Une étude menée depuis 2015 par des spécialistes de l’Université Harvard, à Cambridge, révèle que les avertissements en ouverture d’œuvres théâtrales, cinématographiques ou même littéraires qui préparent le spectateur à la présence d’un événement traumatisant, tels un viol, un meurtre, un suicide, un accident mortel, de la violence, ont des effets pervers qui vont à l’encontre de l’intention de départ. Il semblerait qu’au lieu de minimiser les effets créant une potentielle panique ce type d’annonce provoque au contraire un sentiment d’angoisse chez le spectateur, qui se trouve dans une position de vulnérabilité constante. Imaginez un cas où un annonceur prévient l’auditoire d’une salle de théâtre que la pièce à laquelle il assistera comporte un coup de feu. Il se trouve dès lors dans un état d’attente d’un drame le surprenant. Cet avertissement lui fera ressentir doublement l’anxiété : avant l’événement en soi, puis au moment du coup de feu.

… avant de faire basculer la réflexion dans une expérience humaine, la sienne, qui s’incarne ainsi sous nos yeux de la manière viscérale, poignante :

Le 22 février 2021, j’ai reçu comme un avertissement funeste le diagnostic m’annonçant la mort à brève échéance. Avertissement : les prochains mois comporteront des scènes de souffrance et de mort abrupte vous impliquant personnellement.

Depuis ce diagnostic fatal je vis chaque jour avec cette idée affolante d’être le spectateur de ma propre existence, en attente de ce fameux événement dont on a pris soin, par la médecine, de me prévenir.

 

*

 

À la toute fin de F for Fake, se tenant devant la cathédrale de Chartres, Orson Welles livre un monologue qui me hante encore à ce jour. C’est à ces mots que j’ai pensé lors de l’enregistrement radio dont je parlais en ouverture de ce billet. Je les ai d’ailleurs évoqués avec une pointe d’émotion dans la voix. Je tentais de dire, en tant que lectrice et en tant que sœur humaine, quelque chose à mon collègue et frère, Simon Roy, à travers cette référence au film.

 

Our works in stone, in paint, in print, are spared, some of them for a few decades or a millennium or two, but everything must finally fall in war or wear away into the ultimate and universal ash. The triumphs and the frauds, the treasures and the fakes. A fact of life. We’re going to die. ‘Be of good heart,’ cry the dead artists out of the living past. Our songs will all be silenced — but what of it? Go on singing. Maybe a man’s name doesn’t matter all that much.
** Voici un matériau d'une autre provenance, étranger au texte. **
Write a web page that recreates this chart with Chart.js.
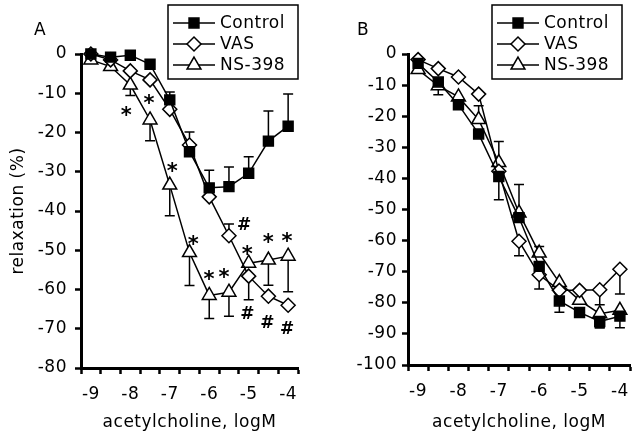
<!DOCTYPE html>
<html>
<head>
<meta charset="utf-8">
<script src="https://cdn.jsdelivr.net/npm/chart.js@4"></script>
<style>
  body { margin: 0; background: #fff; }
  #wrap { display: flex; width: 640px; height: 436px; }
  canvas { display: block; }
</style>
</head>
<body>
<div id="wrap">
  <canvas id="chartA" width="320" height="436"></canvas>
  <canvas id="chartB" width="320" height="436"></canvas>
</div>
<script>
// acetylcholine doses (log M)
const doses = [-9, -8.5, -8, -7.5, -7, -6.5, -6, -5.5, -5, -4.5, -4];
const seriesNames = ["Control", "VAS", "NS-398"];

// panel A: relaxation (%), error = signed length of the one-sided bar
const controlA = [0, -0.8, -0.3, -2.6, -11.7, -24.9, -34.1, -33.8, -30.4, -22.2, -18.4];
const controlAErr = [0, 0, 0, 0, 2, 5, 4.5, 5, 4.2, 7.7, 8.2];
const vasA = [0, -1.5, -4.3, -6.6, -14.1, -23.2, -36.4, -46.3, -56.6, -61.7, -64.0];
const vasAErr = [0, 0, 0, 0, 0, 0, 0, 3, -6, 0, 0];
const nsA = [-1.5, -3.2, -7.9, -16.8, -33.4, -50.6, -61.5, -60.7, -53.3, -52.5, -51.5];
const nsAErr = [0, 0, -2.7, -5.3, -7.8, -8.4, -5.9, -6.1, 0, -6.4, -9.1];

// panel B
const controlB = [-3, -9, -16.3, -25.7, -39.4, -52.6, -68.3, -79.4, -83.1, -86, -84.3];
const controlBErr = [0, 0, 0, 0, -7.5, 0, 0, -3.6, 0, -2, 0];
const vasB = [-1.8, -4.7, -7.4, -12.9, -37.7, -60.2, -71, -76, -76, -75.8, -69.2];
const vasBErr = [0, 0, 0, 0, 0, -4.7, -4.6, 0, 0, -4.8, -8];
const nsB = [-5, -10.2, -13.8, -21.1, -34.9, -51.1, -64, -73.5, -79.2, -83.5, -82.4];
const nsBErr = [0, -2.9, 0, 4.5, 6.8, 9.1, 2.1, 0, 0, -4.5, -5.6];

// significance marks in panel A
const starX = [-8.1, -7.52, -6.93, -6.4, -6.0, -5.62, -5.03, -4.5, -4.02];
const starY = [-14.5, -11.5, -28.7, -47.4, -56.3, -55.7, -49.9, -47, -46.5];
const hashX = [-5.11, -5.03, -4.52, -4.02];
const hashY = [-43.3, -65.9, -68.2, -69.6];

// tick labels
const xTickValues = [];
for (let v = -9.25; v <= -3.74; v += 0.25) xTickValues.push(Math.round(v * 100) / 100);
const yTicksA = [0, -10, -20, -30, -40, -50, -60, -70, -80];
const yTicksB = [0, -10, -20, -30, -40, -50, -60, -70, -80, -90, -100];

const FONT = '"DejaVu Sans", sans-serif';
Chart.defaults.font.family = FONT;
Chart.defaults.color = "#000";

const markerStyles = [
    { pointStyle: "rect", radius: 7, fill: "#000" },
    { pointStyle: "rectRot", radius: 7, fill: "#fff" },
    { pointStyle: "triangle", radius: 8, fill: "#fff" }
];

function makeDataset(i, values, errs) {
    const m = markerStyles[i];
    return {
        label: seriesNames[i],
        data: doses.map((d, k) => ({ x: d, y: values[k] })),
        err: errs,
        borderColor: "#000",
        borderWidth: 1.5,
        pointStyle: m.pointStyle,
        pointRadius: m.radius,
        pointBackgroundColor: m.fill,
        pointBorderColor: "#000",
        pointBorderWidth: 1.5,
        tension: 0,
        clip: false
    };
}

// the scanned lettering is a little wider than DejaVu
const spacing = {
    id: "spacing",
    beforeDraw(chart) { chart.ctx.letterSpacing = "0.5px"; }
};

const errorBars = {
    id: "errorBars",
    beforeDatasetsDraw(chart) {
        const { ctx, scales: { x, y } } = chart;
        ctx.save();
        ctx.strokeStyle = "#000";
        ctx.lineWidth = 1.5;
        chart.data.datasets.forEach(ds => {
            ds.err.forEach((e, i) => {
                if (!e) return;
                const px = x.getPixelForValue(ds.data[i].x);
                const y0 = y.getPixelForValue(ds.data[i].y);
                const y1 = y.getPixelForValue(ds.data[i].y + e);
                ctx.beginPath();
                ctx.moveTo(px, y0);
                ctx.lineTo(px, y1);
                ctx.moveTo(px - 5, y1);
                ctx.lineTo(px + 5, y1);
                ctx.stroke();
            });
        });
        ctx.restore();
    }
};

const marks = {
    id: "marks",
    afterDatasetsDraw(chart, args, opts) {
        if (!opts.items) return;
        const { ctx, scales: { x, y } } = chart;
        ctx.save();
        ctx.fillStyle = "#000";
        ctx.textAlign = "center";
        ctx.textBaseline = "alphabetic";
        opts.items.forEach(it => {
            ctx.font = it.text === "*" ? `bold 21px ${FONT}` : `bold 17px ${FONT}`;
            const m = ctx.measureText(it.text);
            const off = (m.actualBoundingBoxAscent - m.actualBoundingBoxDescent) / 2;
            ctx.fillText(it.text, x.getPixelForValue(it.x), y.getPixelForValue(it.y) + off);
        });
        ctx.restore();
    }
};

const legendBox = {
    id: "legendBox",
    afterDraw(chart, args, opts) {
        const ctx = chart.ctx;
        const bx = opts.x, by = 5, bw = 130, bh = 74;
        ctx.save();
        ctx.strokeStyle = "#000";
        ctx.lineWidth = 1.5;
        ctx.strokeRect(bx, by, bw, bh);
        chart.data.datasets.forEach((ds, i) => {
            const ry = by + 18 + i * 21;
            ctx.beginPath();
            ctx.moveTo(bx + 5, ry);
            ctx.lineTo(bx + 47, ry);
            ctx.stroke();
            ctx.fillStyle = ds.pointBackgroundColor;
            Chart.helpers.drawPoint(ctx, {
                pointStyle: ds.pointStyle, radius: ds.pointRadius, rotation: 0, borderWidth: 1.5
            }, bx + 26, ry);
            ctx.fillStyle = "#000";
            ctx.font = `17px ${FONT}`;
            ctx.textAlign = "left";
            ctx.textBaseline = "middle";
            ctx.fillText(ds.label, bx + 52, ry + 1);
        });
        ctx.font = `17px ${FONT}`;
        ctx.textAlign = "center";
        ctx.fillText(opts.letter, opts.letterX, 31);
        ctx.restore();
    }
};

function makeChart(id, sets, yMin, yTicks, opts) {
    return new Chart(document.getElementById(id), {
        type: "line",
        data: { datasets: sets },
        plugins: [spacing, errorBars, marks, legendBox],
        options: {
            responsive: false,
            animation: false,
            devicePixelRatio: 1,
            layout: { padding: { top: 54, right: opts.right, left: 0, bottom: 0 } },
            plugins: {
                legend: { display: false },
                tooltip: { enabled: false },
                marks: { items: opts.marks },
                legendBox: { x: opts.boxX, letter: opts.letter, letterX: opts.letterX }
            },
            scales: {
                x: {
                    type: "linear",
                    min: -9.25,
                    max: -3.75,
                    afterBuildTicks: s => { s.ticks = xTickValues.map(v => ({ value: v })); },
                    afterFit: s => { s.height = opts.xh; },
                    ticks: {
                        autoSkip: false,
                        maxRotation: 0,
                        padding: 10,
                        font: { size: 17 },
                        color: "#000",
                        callback: v => Number.isInteger(v) ? String(v) : ""
                    },
                    grid: {
                        drawOnChartArea: false,
                        tickLength: 6,
                        tickWidth: 2.5,
                        tickColor: c => (Math.abs((c.tick.value + 9.25) % 0.5) < 0.01) ? "#000" : "rgba(0,0,0,0)"
                    },
                    border: { color: "#000", width: 3 },
                    title: { display: true, text: "acetylcholine, logM", font: { size: 17 }, padding: { top: 0, bottom: 3 } }
                },
                y: {
                    min: yMin,
                    max: 0,
                    afterBuildTicks: s => { s.ticks = yTicks.map(v => ({ value: v })); },
                    afterFit: s => { s.width = opts.yw; },
                    ticks: { padding: opts.ypad, font: { size: 17 }, color: "#000" },
                    grid: { drawOnChartArea: false, tickLength: 6, tickWidth: 2.5, tickColor: "#000" },
                    border: { color: "#000", width: 3 },
                    title: { display: opts.ytitle, text: "relaxation (%)", font: { size: 17 }, padding: { top: 8, bottom: 0 } }
                }
            }
        }
    });
}

const marksA = starX.map((x, i) => ({ x, y: starY[i], text: "*" }))
    .concat(hashX.map((x, i) => ({ x, y: hashY[i], text: "#" })));

makeChart("chartA", [
    makeDataset(0, controlA, controlAErr),
    makeDataset(1, vasA, vasAErr),
    makeDataset(2, nsA, nsAErr)
], -80, yTicksA, { right: 22, xh: 68, yw: 81, ypad: 8, ytitle: true, marks: marksA, boxX: 168, letter: "A", letterX: 40 });

makeChart("chartB", [
    makeDataset(0, controlB, controlBErr),
    makeDataset(1, vasB, vasBErr),
    makeDataset(2, nsB, nsBErr)
], -100, yTicksB, { right: 7, xh: 71, yw: 88, ypad: 5, ytitle: false, marks: [], boxX: 172, letter: "B", letterX: 43 });
</script>
</body>
</html>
Dans une merveilleuse, puissante et éternelle conversation à laquelle moi, collègue, lectrice, j’ai eu la chance d’être conviée, l’œuvre de Simon Roy semble dialoguer avec ces mots de Welles.

Réalisant exactement ce qu’ils disent, les mots d’Orson Welles nous permettent de mieux faire face à notre existence, et à sa finitude. Exactement comme ceux de Simon Roy, qui savent venir chercher en nous, derrière le lecteur, la lectrice, ou plutôt en son cœur, nichée comme dans un écrin, la part de courage et d’ombre que nous possédons tous et toutes. Celle qui nous permet de traverser cette rude existence les yeux grands ouverts.

 

Livres de Simon Roy :

Ma vie rouge Kubrick, Boréal, « Liberté grande », 2014

 

Owen Hopkins, Esquire, Boréal, 2016

 

Fait par un autre, Boréal, 2021

 

Ma fin du monde, Boréal, « Liberté grande », 2022.